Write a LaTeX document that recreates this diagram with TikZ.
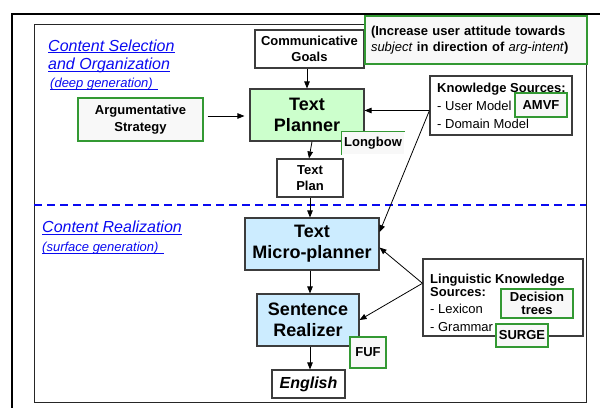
\documentclass[tikz,border=0pt]{standalone}
\usepackage{fontspec}
\setmainfont{Liberation Sans}
\usetikzlibrary{arrows.meta}
\definecolor{edgegray}{RGB}{60,60,60}
\definecolor{taggreen}{RGB}{51,153,51}
\definecolor{tagfill}{RGB}{248,248,248}
\definecolor{plannerfill}{RGB}{204,255,204}
\definecolor{realfill}{RGB}{204,236,255}
\definecolor{headblue}{RGB}{10,10,240}
\tikzset{
  box/.style={draw=edgegray, line width=1.1pt, fill=white, inner sep=0pt, align=center,
    font=\fontsize{13}{16}\selectfont\bfseries},
  tag/.style={box, draw=taggreen, fill=tagfill},
  bigbox/.style={box, font=\fontsize{18}{21}\selectfont\bfseries},
  plain/.style={inner sep=0pt, anchor=base west, font=\fontsize{13}{16}\selectfont},
  head/.style={inner sep=0pt, anchor=base west, text=headblue, font=\fontsize{16}{19}\selectfont\itshape},
  subhead/.style={head, font=\fontsize{13}{16}\selectfont\itshape},
  uline/.style={draw=headblue, line width=0.9pt},
  arr/.style={-{Triangle[length=7pt,width=5.5pt]}, line width=0.8pt, black},
  flow/.style={arr}
}
\begin{document}
\begin{tikzpicture}[x=1pt,y=-1pt]
\useasboundingbox (0,0) rectangle (600,408);

% slide frames
\draw[line width=2pt] (600,14) -- (12,14) -- (12,408);
\draw[line width=0.9pt, black!85] (34,24) rectangle (586,402);

% section headings
\node[head] (h1) at (48,51) {Content Selection};
\node[head] (h2) at (48,69) {and Organization};
\node[subhead] (h3) at (50,87) {(deep generation)};
\node[head] (h4) at (42,232.5) {Content Realization};
\node[subhead] (h5) at (42,251) {(surface generation)};
\draw[uline] ([yshift=-1.6pt]h1.base west) -- ([yshift=-1.6pt]h1.base east);
\draw[uline] ([yshift=-2.4pt]h2.base west) -- ([yshift=-2.4pt]h2.base east);
\draw[uline] ([yshift=-2.8pt]h3.base west) -- ([xshift=5pt,yshift=-2.8pt]h3.base east);
\draw[uline] ([yshift=-2.4pt]h4.base west) -- ([yshift=-2.4pt]h4.base east);
\draw[uline] ([yshift=-2.8pt]h5.base west) -- ([xshift=5pt,yshift=-2.8pt]h5.base east);

% boundary between the two stages
\draw[headblue, line width=2pt, dash pattern=on 8pt off 5pt] (34,205) -- (586,205);

% pipeline
\node[box, minimum width=109pt, minimum height=38pt] (comm) at (309.5,49) {Communicative\\Goals};
\node[tag, minimum width=222pt, minimum height=48pt, text width=210pt, inner xsep=6pt, align=left]
  (goal) at (476,40) {(Increase user attitude towards\\\textit{\mdseries subject} in direction of \textit{\mdseries arg-intent})};
\node[tag, minimum width=125pt, minimum height=43pt, font=\fontsize{13}{17}\selectfont\bfseries]
  (argstrat) at (140.5,119.5) {Argumentative\\Strategy};
\node[bigbox, fill=plannerfill, minimum width=114pt, minimum height=52pt] (planner) at (307,115) {Text\\Planner};
\node[box, minimum width=66pt, minimum height=38pt] (textplan) at (310,178) {Text\\Plan};
\node[bigbox, fill=realfill, minimum width=134pt, minimum height=52pt] (micro) at (312,244) {Text\\Micro-planner};
\node[bigbox, fill=realfill, minimum width=102pt, minimum height=52pt] (sentence) at (308,320) {Sentence\\Realizer};
\node[box, minimum width=73pt, minimum height=28pt, font=\fontsize{16}{19}\selectfont\bfseries\itshape]
  (english) at (308.5,384) {English};

% implementation tags
\node[box, draw=none, fill=tagfill, minimum width=62pt, minimum height=22pt] (longbow) at (373,143) {Longbow};
\draw[taggreen, line width=1.1pt] (longbow.south west) -- (longbow.north west) -- (longbow.north east);

% knowledge sources
\node[box, minimum width=142pt, minimum height=59pt] (ks) at (501,105.5) {};
\node[plain, font=\fontsize{13}{16}\selectfont\bfseries] (kst) at (437,92) {Knowledge Sources:};
\node[plain] (ks1) at (437,110) {- User Model};
\node[plain] (ks2) at (437,128) {- Domain Model};
\node[tag, minimum width=52pt, minimum height=24pt] (amvf) at (541,105) {AMVF};

\node[box, minimum width=160pt, minimum height=77pt] (ling) at (503,297.5) {};
\node[plain, font=\fontsize{13}{16}\selectfont\bfseries] (lt1) at (430,283) {Linguistic Knowledge};
\node[plain, font=\fontsize{13}{16}\selectfont\bfseries] (lt2) at (430,296.5) {Sources:};
\node[plain] (lg1) at (430,313.5) {- Lexicon};
\node[plain] (lg2) at (430,331) {- Grammar};
\node[tag, minimum width=72pt, minimum height=29pt, font=\fontsize{13}{12.5}\selectfont\bfseries]
  (dectrees) at (537,303.5) {Decision\\trees};
\node[tag, minimum width=52pt, minimum height=23pt] (surge) at (522,335.5) {SURGE};
\node[tag, minimum width=36pt, minimum height=31pt] (fuf) at (368,352.5) {FUF};

% flow of the pipeline
\draw[flow] (comm.south -| planner.north) -- (planner.north);
\draw[flow] (planner.south -| textplan.north) ++(2,0) -- ([xshift=-1pt]textplan.north);
\draw[flow] (textplan.south) -- (textplan.south |- micro.north);
\draw[flow] (micro.south -| 310,0) -- (sentence.north -| 310,0);
\draw[flow] (sentence.south -| 310,0) -- (english.north -| 310,0);
\draw[arr, shorten <=4pt, shorten >=5pt] (argstrat.east |- 0,116) -- (planner.west |- 0,116);

% knowledge feeding the planners
\draw[arr] (ks.184) -- (ks.184 -| planner.east);
\draw[arr] (ks.184) -- (micro.10);
\draw[arr] (ling.170) -- (micro.-3);
\draw[arr] (ling.170) -- (sentence.east);
\end{tikzpicture}
\end{document}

Exercise: Pictures are to be left out; repeat all the remaining data exactly.

Written response:
Write a LaTeX document that recreates this diagram with TikZ.
\documentclass[tikz,border=0pt]{standalone}
\usepackage{fontspec}
\setmainfont{Liberation Sans}
\usetikzlibrary{arrows.meta}
\definecolor{edgegray}{RGB}{60,60,60}
\definecolor{taggreen}{RGB}{51,153,51}
\definecolor{tagfill}{RGB}{248,248,248}
\definecolor{plannerfill}{RGB}{204,255,204}
\definecolor{realfill}{RGB}{204,236,255}
\definecolor{headblue}{RGB}{10,10,240}
\tikzset{
  box/.style={draw=edgegray, line width=1.1pt, fill=white, inner sep=0pt, align=center,
    font=\fontsize{13}{16}\selectfont\bfseries},
  tag/.style={box, draw=taggreen, fill=tagfill},
  bigbox/.style={box, font=\fontsize{18}{21}\selectfont\bfseries},
  plain/.style={inner sep=0pt, anchor=base west, font=\fontsize{13}{16}\selectfont},
  head/.style={inner sep=0pt, anchor=base west, text=headblue, font=\fontsize{16}{19}\selectfont\itshape},
  subhead/.style={head, font=\fontsize{13}{16}\selectfont\itshape},
  uline/.style={draw=headblue, line width=0.9pt},
  arr/.style={-{Triangle[length=7pt,width=5.5pt]}, line width=0.8pt, black},
  flow/.style={arr}
}
\begin{document}
\begin{tikzpicture}[x=1pt,y=-1pt]
\useasboundingbox (0,0) rectangle (600,408);

% slide frames
\draw[line width=2pt] (600,14) -- (12,14) -- (12,408);
\draw[line width=0.9pt, black!85] (34,24) rectangle (586,402);

% section headings
\node[head] (h1) at (48,51) {Content Selection};
\node[head] (h2) at (48,69) {and Organization};
\node[subhead] (h3) at (50,87) {(deep generation)};
\node[head] (h4) at (42,232.5) {Content Realization};
\node[subhead] (h5) at (42,251) {(surface generation)};
\draw[uline] ([yshift=-1.6pt]h1.base west) -- ([yshift=-1.6pt]h1.base east);
\draw[uline] ([yshift=-2.4pt]h2.base west) -- ([yshift=-2.4pt]h2.base east);
\draw[uline] ([yshift=-2.8pt]h3.base west) -- ([xshift=5pt,yshift=-2.8pt]h3.base east);
\draw[uline] ([yshift=-2.4pt]h4.base west) -- ([yshift=-2.4pt]h4.base east);
\draw[uline] ([yshift=-2.8pt]h5.base west) -- ([xshift=5pt,yshift=-2.8pt]h5.base east);

% boundary between the two stages
\draw[headblue, line width=2pt, dash pattern=on 8pt off 5pt] (34,205) -- (586,205);

% pipeline
\node[box, minimum width=109pt, minimum height=38pt] (comm) at (309.5,49) {Communicative\\Goals};
\node[tag, minimum width=222pt, minimum height=48pt, text width=210pt, inner xsep=6pt, align=left]
  (goal) at (476,40) {(Increase user attitude towards\\\textit{\mdseries subject} in direction of \textit{\mdseries arg-intent})};
\node[tag, minimum width=125pt, minimum height=43pt, font=\fontsize{13}{17}\selectfont\bfseries]
  (argstrat) at (140.5,119.5) {Argumentative\\Strategy};
\node[bigbox, fill=plannerfill, minimum width=114pt, minimum height=52pt] (planner) at (307,115) {Text\\Planner};
\node[box, minimum width=66pt, minimum height=38pt] (textplan) at (310,178) {Text\\Plan};
\node[bigbox, fill=realfill, minimum width=134pt, minimum height=52pt] (micro) at (312,244) {Text\\Micro-planner};
\node[bigbox, fill=realfill, minimum width=102pt, minimum height=52pt] (sentence) at (308,320) {Sentence\\Realizer};
\node[box, minimum width=73pt, minimum height=28pt, font=\fontsize{16}{19}\selectfont\bfseries\itshape]
  (english) at (308.5,384) {English};

% implementation tags
\node[box, draw=none, fill=tagfill, minimum width=62pt, minimum height=22pt] (longbow) at (373,143) {Longbow};
\draw[taggreen, line width=1.1pt] (longbow.south west) -- (longbow.north west) -- (longbow.north east);

% knowledge sources
\node[box, minimum width=142pt, minimum height=59pt] (ks) at (501,105.5) {};
\node[plain, font=\fontsize{13}{16}\selectfont\bfseries] (kst) at (437,92) {Knowledge Sources:};
\node[plain] (ks1) at (437,110) {- User Model};
\node[plain] (ks2) at (437,128) {- Domain Model};
\node[tag, minimum width=52pt, minimum height=24pt] (amvf) at (541,105) {AMVF};

\node[box, minimum width=160pt, minimum height=77pt] (ling) at (503,297.5) {};
\node[plain, font=\fontsize{13}{16}\selectfont\bfseries] (lt1) at (430,283) {Linguistic Knowledge};
\node[plain, font=\fontsize{13}{16}\selectfont\bfseries] (lt2) at (430,296.5) {Sources:};
\node[plain] (lg1) at (430,313.5) {- Lexicon};
\node[plain] (lg2) at (430,331) {- Grammar};
\node[tag, minimum width=72pt, minimum height=29pt, font=\fontsize{13}{12.5}\selectfont\bfseries]
  (dectrees) at (537,303.5) {Decision\\trees};
\node[tag, minimum width=52pt, minimum height=23pt] (surge) at (522,335.5) {SURGE};
\node[tag, minimum width=36pt, minimum height=31pt] (fuf) at (368,352.5) {FUF};

% flow of the pipeline
\draw[flow] (comm.south -| planner.north) -- (planner.north);
\draw[flow] (planner.south -| textplan.north) ++(2,0) -- ([xshift=-1pt]textplan.north);
\draw[flow] (textplan.south) -- (textplan.south |- micro.north);
\draw[flow] (micro.south -| 310,0) -- (sentence.north -| 310,0);
\draw[flow] (sentence.south -| 310,0) -- (english.north -| 310,0);
\draw[arr, shorten <=4pt, shorten >=5pt] (argstrat.east |- 0,116) -- (planner.west |- 0,116);

% knowledge feeding the planners
\draw[arr] (ks.184) -- (ks.184 -| planner.east);
\draw[arr] (ks.184) -- (micro.10);
\draw[arr] (ling.170) -- (micro.-3);
\draw[arr] (ling.170) -- (sentence.east);
\end{tikzpicture}
\end{document}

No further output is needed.